Monday, October 01, 2007

Update

Last few days has been great, totally god moments. First the all night of prayer for human trafficing, the lord is really giving me the heart for this injustice lately and it been awesome. Jenea put up some testimony of women that has been rescued from this, in my head, i was wow that sucks and just praying the testimony of this women would reach other women that are still trapped in this injustice and i have a weird vision but a cool vision,It was a picture of me in this situation, be tricked into the sex trade and being a house where i am forced to have sex with other guys, i lost and start to weep harshly and went into a deep intercession for this women and the testimonys of women that has been rescued would reach other and that the same thing would happen for them, the chain would be broken and the captive would be released from the darkness and that they would be moved in a safe place and the lord would bring beauty for ashes and he would restore what the enemy took away from them.

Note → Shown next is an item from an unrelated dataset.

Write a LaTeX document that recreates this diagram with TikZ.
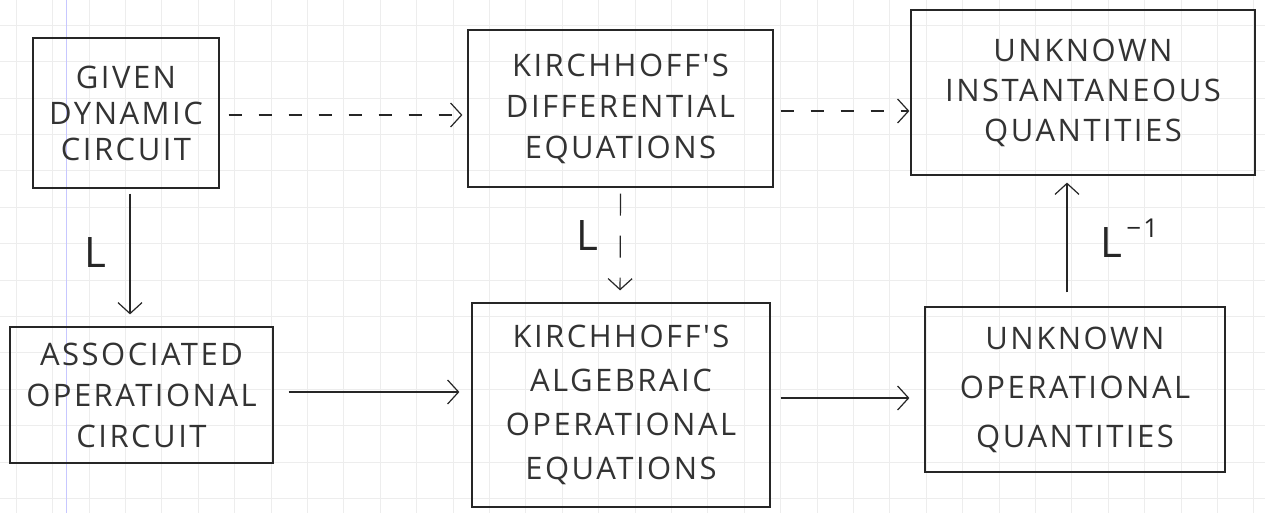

Second Last night, jenea and Stephanie had a deliverance session for me all to do with things that my heart has been hardened and become a heart of stone and i desire to have a heart of flesh and it had to do with things that i did not deal with shane yet. It was powerful and it was fast because i am listen to the lord and i hear him clearly which i loved a lot. we did doug burr style. It was a waterfall surround with trees and bushes surround the pond at the end of the waterfall, there is a huge rock in the middle and jesus was there waiting and there was stepping stone path to the rock so i have to jump on the stepping stone to get to the big rock, Jesus held out his arm and help me up on the rock, he gave me a side hug. I ask what i need to get rid of and he show me a lot of stuff, to take away bitterness, anger, soul ties and freedom and my indentify is in christ, he is proud of me. The guilt i has been carrying for the last few months was not from him and the guilt came from the words by shane. the bitterness came from false promises and lies of the enemy. I ask him how he saw that every thing happened and jesus said that it hurt me, how it all happened how rushed it was, how both of you were be selifish and having your desires not mine. I ask jesus what his desires were? Respected, loved, love for jesus and me, accept me for me, heart for brazil and missions, same passions, family and community and jesus has a guy for me just like that :) then went into repentance of allowing the enemy get a foot hold in bitterness, anger and selifishness. There was big forest fire to throw all the bitterness, selfishness, and anger I ask if he had affication for me, just be me, you are awesome, you don't have to change for anyone. There will be fullness for shane and you don't need to carry this burden of shane anymore, give it to me and i will do the rest. stephanie got song of songs 8:6-7 which is one of my favorite song of song verses :)
He want me to do a prophetically act to throw a heavy rock into the water at crabtree park, Which i did today after my war room which my war room shift was great. after my shift, i went down to crab tree park and I search for a heavy rock and i found the perfect one and i just said out loud the burden and everything that went with the burden like alway thinking about him and unholy soul ties and i state the verse Your yoke is easy and your burden is light over and over again and while i was throwing the rock into the water and it was really cool and just climb on a rock just start to pray and sing and i climb down the rock and went home but singing how great is our god.